GENEVA, Switzerland — Baha'is in Iran face discriminatory housing policies, including "the abusive use of property confiscation," said a United Nations report released at a news conference last week.

At least 640 Baha'i properties have been seized since 1980, according to Miloon Kothari, the UN Special Rapporteur on adequate housing, who wrote the report and presented it to the news media on 29 June 2006.

"The properties listed included houses and agricultural land, but also Baha'i sacred places such as cemeteries and shrines," said Mr. Kothari. "The affected owners have allegedly not been given an opportunity to participate or receive prior information related to ongoing confiscation procedures."

He said, for example, many of the confiscations were made by Iranian Revolutionary Courts, and that some of the verdicts he examined declared that "the confiscation of the property of 'the evil sect of the Baha'i' (were) legally and religiously justifiable."

In rural areas, he said, such confiscations were often accompanied by threats and physical violence before and during related forced evictions.

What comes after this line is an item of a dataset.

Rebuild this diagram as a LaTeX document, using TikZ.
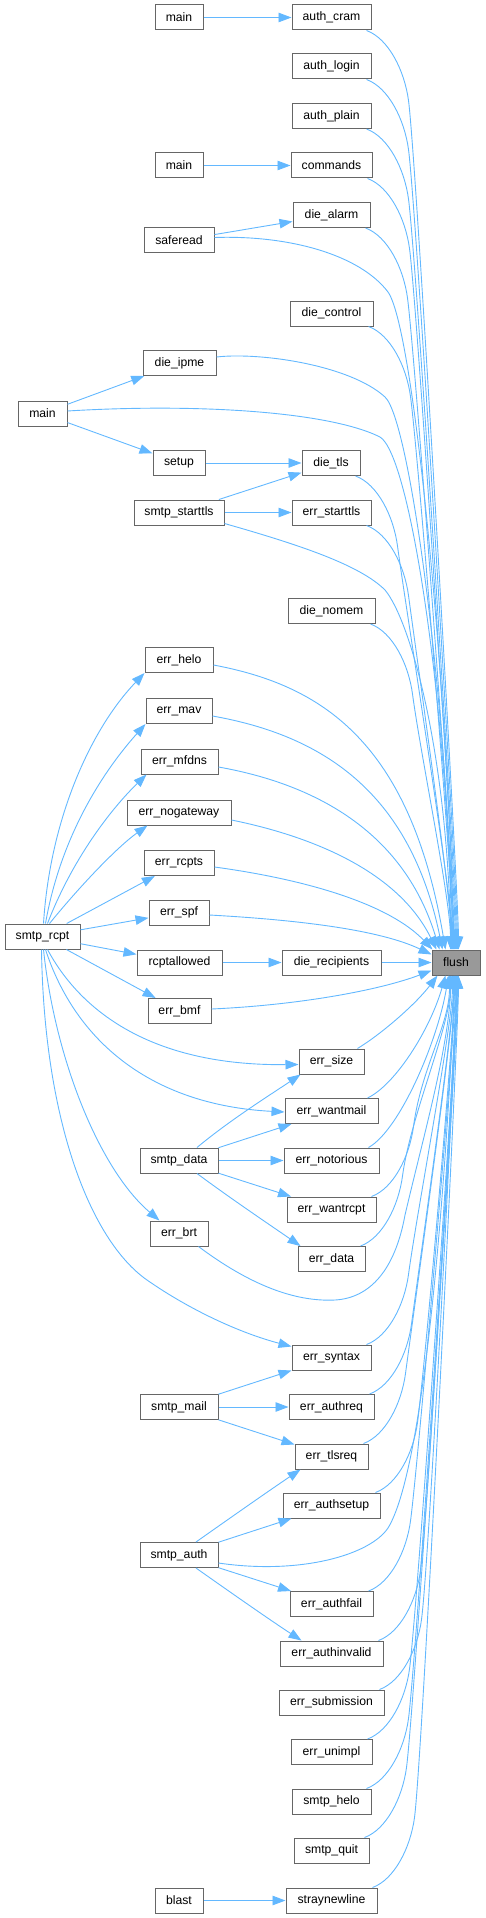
\documentclass[tikz,border=0pt]{standalone}
\usepackage{fontspec}
\setmainfont{Liberation Sans}
\usetikzlibrary{arrows.meta,calc}
\definecolor{edgeblue}{HTML}{63B8FF}
\definecolor{boxgray}{HTML}{666666}
\definecolor{flushfill}{HTML}{999999}
\tikzset{
 box/.style={draw=boxgray, line width=1pt, fill=white, minimum height=25pt, inner sep=0pt, font=\fontsize{12.2}{14}\selectfont},
 edge/.style={draw=edgeblue, line width=0.9pt, -{Triangle[length=13pt,width=9.5pt]}},
}
\newcommand\upfar[2]{%
 \path (#1.south east) ++(-5,0) coordinate (s);
 \draw[edge] (s) .. controls ($(s)+(22,8)$) and ($(s)+(38,40)$) .. ($(s)+(42,70)$) .. controls ($(s)+(50,130)$) and ($(flush.north west)+(#2,-50)$) .. ($(flush.north west)+(#2,0)$);}
\newcommand\lowfar[2]{%
 \path (#1.north east) ++(-5,0) coordinate (s);
 \draw[edge] (s) .. controls ($(s)+(22,-8)$) and ($(s)+(38,-40)$) .. ($(s)+(42,-70)$) .. controls ($(s)+(50,-130)$) and ($(flush.south west)+(#2,50)$) .. ($(flush.south west)+(#2,0)$);}
\begin{document}
\begin{tikzpicture}[x=1pt,y=-1pt]
\useasboundingbox (0,0) rectangle (485,1918);
% right column
\node[box,minimum width=79pt] (authcram) at (331.5,17.5) {auth\_cram};
\node[box,minimum width=79pt] (authlogin) at (331.5,66.5) {auth\_login};
\node[box,minimum width=79pt] (authplain) at (331.5,116) {auth\_plain};
\node[box,minimum width=81pt] (commands) at (331.5,165.5) {commands};
\node[box,minimum width=77pt] (diealarm) at (331.5,215) {die\_alarm};
\node[box,minimum width=83pt] (diecontrol) at (331.5,313.5) {die\_control};
\node[box,minimum width=58pt] (dietls) at (331,463) {die\_tls};
\node[box,minimum width=79pt] (errstarttls) at (331.5,512.5) {err\_starttls};
\node[box,minimum width=87pt] (dienomem) at (331.5,611) {die\_nomem};
\node[box,minimum width=99pt] (dierecip) at (331.5,962.5) {die\_recipients};
\node[box,minimum width=65pt] (errsize) at (331.5,1061.5) {err\_size};
\node[box,minimum width=93pt] (errwantmail) at (331.5,1111) {err\_wantmail};
\node[box,minimum width=95pt] (errnotorious) at (331.5,1160.5) {err\_notorious};
\node[box,minimum width=89pt] (errwantrcpt) at (331.5,1209.5) {err\_wantrcpt};
\node[box,minimum width=67pt] (errdata) at (331.5,1259) {err\_data};
\node[box,minimum width=79pt] (errsyntax) at (331.5,1357.5) {err\_syntax};
\node[box,minimum width=85pt] (errauthreq) at (331.5,1407) {err\_authreq};
\node[box,minimum width=73pt] (errtlsreq) at (331.5,1456.5) {err\_tlsreq};
\node[box,minimum width=97pt] (errauthsetup) at (331.5,1505.5) {err\_authsetup};
\node[box,minimum width=83pt] (errauthfail) at (331.5,1604) {err\_authfail};
\node[box,minimum width=103pt] (errauthinvalid) at (331.5,1653.5) {err\_authinvalid};
\node[box,minimum width=105pt] (errsubmission) at (331.5,1702.5) {err\_submission};
\node[box,minimum width=81pt] (errunimpl) at (331.5,1752) {err\_unimpl};
\node[box,minimum width=79pt] (smtphelo) at (331.5,1801.5) {smtp\_helo};
\node[box,minimum width=75pt] (smtpquit) at (331.5,1850.5) {smtp\_quit};
\node[box,minimum width=91pt] (straynewline) at (331.5,1900.5) {straynewline};
% middle column
\node[box,minimum width=48pt] (mainA) at (179,17.5) {main};
\node[box,minimum width=48pt] (mainB) at (179,165.5) {main};
\node[box,minimum width=70pt] (saferead) at (179,240.5) {saferead};
\node[box,minimum width=73pt] (dieipme) at (179.5,363) {die\_ipme};
\node[box,minimum width=52pt] (setup) at (179,463) {setup};
\node[box,minimum width=90pt] (smtpstarttls) at (179,512.5) {smtp\_starttls};
\node[box,minimum width=68pt] (errhelo) at (179,660) {err\_helo};
\node[box,minimum width=66pt] (errmav) at (179,711) {err\_mav};
\node[box,minimum width=77pt] (errmfdns) at (179.5,761.5) {err\_mfdns};
\node[box,minimum width=104pt] (errnogateway) at (179,812.5) {err\_nogateway};
\node[box,minimum width=70pt] (errrcpts) at (179,863) {err\_rcpts};
\node[box,minimum width=60pt] (errspf) at (179,912.5) {err\_spf};
\node[box,minimum width=85pt] (rcptallowed) at (179.5,962.5) {rcptallowed};
\node[box,minimum width=63pt] (errbmf) at (179.5,1011) {err\_bmf};
\node[box,minimum width=78pt] (smtpdata) at (179,1160.5) {smtp\_data};
\node[box,minimum width=58pt] (errbrt) at (179,1233.5) {err\_brt};
\node[box,minimum width=78pt] (smtpmail) at (179,1407) {smtp\_mail};
\node[box,minimum width=78pt] (smtpauth) at (179,1555) {smtp\_auth};
\node[box,minimum width=48pt] (blast) at (179,1900.5) {blast};
% left column
\node[box,minimum width=49pt] (mainC) at (42.5,413.5) {main};
\node[box,minimum width=75pt] (smtprcpt) at (42.5,936.5) {smtp\_rcpt};
% flush
\node[box,minimum width=48pt,fill=flushfill] (flush) at (456,962.5) {flush};

% straight edges
\draw[edge] (mainA) -- (authcram);
\draw[edge] (mainB) -- (commands);
\draw[edge] (saferead) -- (diealarm);
\draw[edge] (mainC) -- (dieipme);
\draw[edge] (mainC) -- (setup);
\draw[edge] (setup) -- (dietls);
\draw[edge] (smtpstarttls) -- (dietls);
\draw[edge] (smtpstarttls) -- (errstarttls);
\draw[edge] (smtprcpt) -- (errrcpts);
\draw[edge] (smtprcpt) -- (errspf);
\draw[edge] (smtprcpt) -- (rcptallowed);
\draw[edge] (smtprcpt) -- (errbmf);
\draw[edge] (rcptallowed) -- (dierecip);
\draw[edge] (dierecip) -- (flush);
\draw[edge] (smtpdata) -- (errwantmail);
\draw[edge] (smtpdata) -- (errnotorious);
\draw[edge] (smtpdata) -- (errwantrcpt);
\draw[edge] (smtpmail) -- (errsyntax);
\draw[edge] (smtpmail) -- (errauthreq);
\draw[edge] (smtpmail) -- (errtlsreq);
\draw[edge] (smtpauth) -- (errauthsetup);
\draw[edge] (smtpauth) -- (errauthfail);
\draw[edge] (blast) -- (straynewline);

% smtp_rcpt curves
\draw[edge] ($(smtprcpt.north)+(1,0)$) .. controls (50,820) and (90,730) .. (errhelo.south west);
\draw[edge] ($(smtprcpt.north)+(3,0)$) .. controls (60,840) and (100,775) .. (errmav.south west);
\draw[edge] ($(smtprcpt.north)+(5,0)$) .. controls (72,860) and (110,810) .. ($(errmfdns.south west)+(6,0)$);
\draw[edge] ($(smtprcpt.north)+(7,0)$) .. controls (85,880) and (120,845) .. ($(errnogateway.south west)+(21,0)$);
\draw[edge] ($(smtprcpt.south)+(5,0)$) .. controls (80,1010) and (150,1066) .. ($(errsize.west)+(0,3)$);
\draw[edge] ($(smtprcpt.south)+(3,0)$) .. controls (75,1040) and (150,1105) .. ($(errwantmail.west)+(0,1)$);
\draw[edge] ($(smtprcpt.south)+(1,0)$) .. controls (55,1060) and (100,1170) .. ($(errbrt.north west)+(10,0)$);
\draw[edge] ($(smtprcpt.south)+(-1,0)$) .. controls (44,1120) and (90,1240) .. (147,1280) .. controls (190,1310) and (240,1333) .. ($(errsyntax.north west)+(0,2)$);
% smtp_data / smtp_auth curves
\draw[edge] ($(smtpdata.north)+(18,0)$) .. controls (230,1120) and (270,1095) .. ($(errsize.south west)+(2,0)$);
\draw[edge] ($(smtpdata.south)+(18,0)$) .. controls (230,1198) and (270,1225) .. ($(errdata.north west)+(3,0)$);
\draw[edge] ($(smtpauth.north)+(17,0)$) .. controls (230,1518) and (270,1490) .. ($(errtlsreq.south west)+(6,0)$);
\draw[edge] ($(smtpauth.south)+(17,0)$) .. controls (230,1592) and (270,1620) .. ($(errauthinvalid.north west)+(22,0)$);

% edges into flush from above
\upfar{authcram}{27}
\upfar{authlogin}{26}
\upfar{authplain}{25}
\upfar{commands}{24}
\upfar{diealarm}{23}
\upfar{diecontrol}{22}
\upfar{dietls}{21}
\upfar{errstarttls}{20}
\upfar{dienomem}{19}
\draw[edge] ($(saferead.east)+(0,-3)$) .. controls (290,235) and (360,255) .. (388,292) .. controls (415,330) and (448,700) .. ($(flush.north west)+(22.5,0)$);
\draw[edge] ($(dieipme.east)+(0,-6)$) .. controls (260,352) and (350,365) .. (385,397) .. controls (410,420) and (447,700) .. ($(flush.north west)+(21.5,0)$);
\draw[edge] ($(mainC.east)+(0,-2.5)$) .. controls (200,403) and (330,412) .. (380,437) .. controls (410,455) and (447,700) .. ($(flush.north west)+(20.5,0)$);
\draw[edge] ($(smtpstarttls.south east)+(0,-2)$) .. controls (300,545) and (360,565) .. (385,590) .. controls (410,620) and (447,750) .. ($(flush.north west)+(19.5,0)$);
\draw[edge] ($(errhelo.east)+(0,5)$) .. controls (320,685) and (410,740) .. ($(flush.north west)+(14,0)$);
\draw[edge] ($(errmav.east)+(0,5)$) .. controls (320,735) and (410,790) .. ($(flush.north west)+(11,0)$);
\draw[edge] ($(errmfdns.east)+(0,5.5)$) .. controls (320,785) and (405,835) .. ($(flush.north west)+(8,0)$);
\draw[edge] ($(errnogateway.east)+(0,7.5)$) .. controls (320,838) and (400,875) .. ($(flush.north west)+(5,0)$);
\draw[edge] ($(errrcpts.east)+(0,4)$) .. controls (310,880) and (390,905) .. ($(flush.north west)+(1,0)$);
\draw[edge] ($(errspf.east)+(0,2.5)$) .. controls (300,920) and (380,930) .. ($(flush.west)+(0,-8)$);
\draw[edge] ($(errbmf.east)+(0,-2)$) .. controls (300,1005) and (380,990) .. ($(flush.west)+(0,8)$);
% edges into flush from below
\draw[edge] ($(errsize.north east)+(-7,0)$) .. controls (380,1035) and (415,1005) .. ($(flush.south west)+(6,0)$);
\draw[edge] ($(errwantmail.north east)+(-11,0)$) .. controls (395,1085) and (430,1030) .. ($(flush.south west)+(14,0)$);
\draw[edge] ($(errnotorious.north east)+(-11,0)$) .. controls (400,1130) and (438,1040) .. ($(flush.south west)+(17,0)$);
\lowfar{errwantrcpt}{18}
\lowfar{errdata}{19}
\draw[edge] ($(errbrt.south east)+(-10,0)$) .. controls (250,1285) and (295,1302) .. (335,1300) .. controls (370,1298) and (395,1270) .. (405,1215) .. controls (425,1130) and (448,1050) .. ($(flush.south west)+(20,0)$);
\lowfar{errsyntax}{21}
\lowfar{errauthreq}{22}
\lowfar{errtlsreq}{22.5}
\lowfar{errauthsetup}{23}
\draw[edge] ($(smtpauth.east)+(0,8)$) .. controls (300,1575) and (370,1555) .. (388,1528) .. controls (430,1460) and (450,1100) .. ($(flush.south west)+(23.5,0)$);
\lowfar{errauthfail}{24}
\lowfar{errauthinvalid}{24.5}
\lowfar{errsubmission}{25}
\lowfar{errunimpl}{25.5}
\lowfar{smtphelo}{26}
\lowfar{smtpquit}{26.5}
\lowfar{straynewline}{27}
\end{tikzpicture}
\end{document}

Mr. Kothari said he was "concerned at the clear evidence of discriminatory conduct with respect to Baha'i property, including housing."

At the news conference, Mr. Kothari said he continues to receive reports about Baha'is who have had their land confiscated.

"In the last two years, there has been an increase in the number of Baha'i leaders or prominent people who have been arrested without any charge and then released with very high bail," Mr. Kothari said, according to the Voice of America. "And, the only way in which they can post this bail is to put their property as a guarantee. This seems to be another method of expropriation."

The annual report, which was written as part of a six-year mandate to consider housing policies around the world in relation to the right to an adequate standard of living, focused this year on issues of discrimination in housing, and drew extensively on visits by Mr. Kothari in 2005 to Iran and Cambodia.

The report was set to be released in March, during the Commission on Human Rights, but in the changeover to the new Human Rights Council, its official release by Kothari to the public was delayed until last week.

Diane Alai, the Baha'i International Community's representative to the United Nations in Geneva, said the report served to confirm that property confiscations have been used as part of Iran's systematic persecution of Baha'is in Iran.

"Unfortunately, what Mr. Kothari has been able to document has been an on-going problem for Iranian Baha'is," said Ms. Alai. "Property confiscation, along with a ban on access to higher education, discrimination in the workplace, and the outright ban on organized religious activity by Baha'is, reflect the Iranian government's wholesale campaign to slowly strangle the Baha'i community in Iran while seeking to evade international condemnation."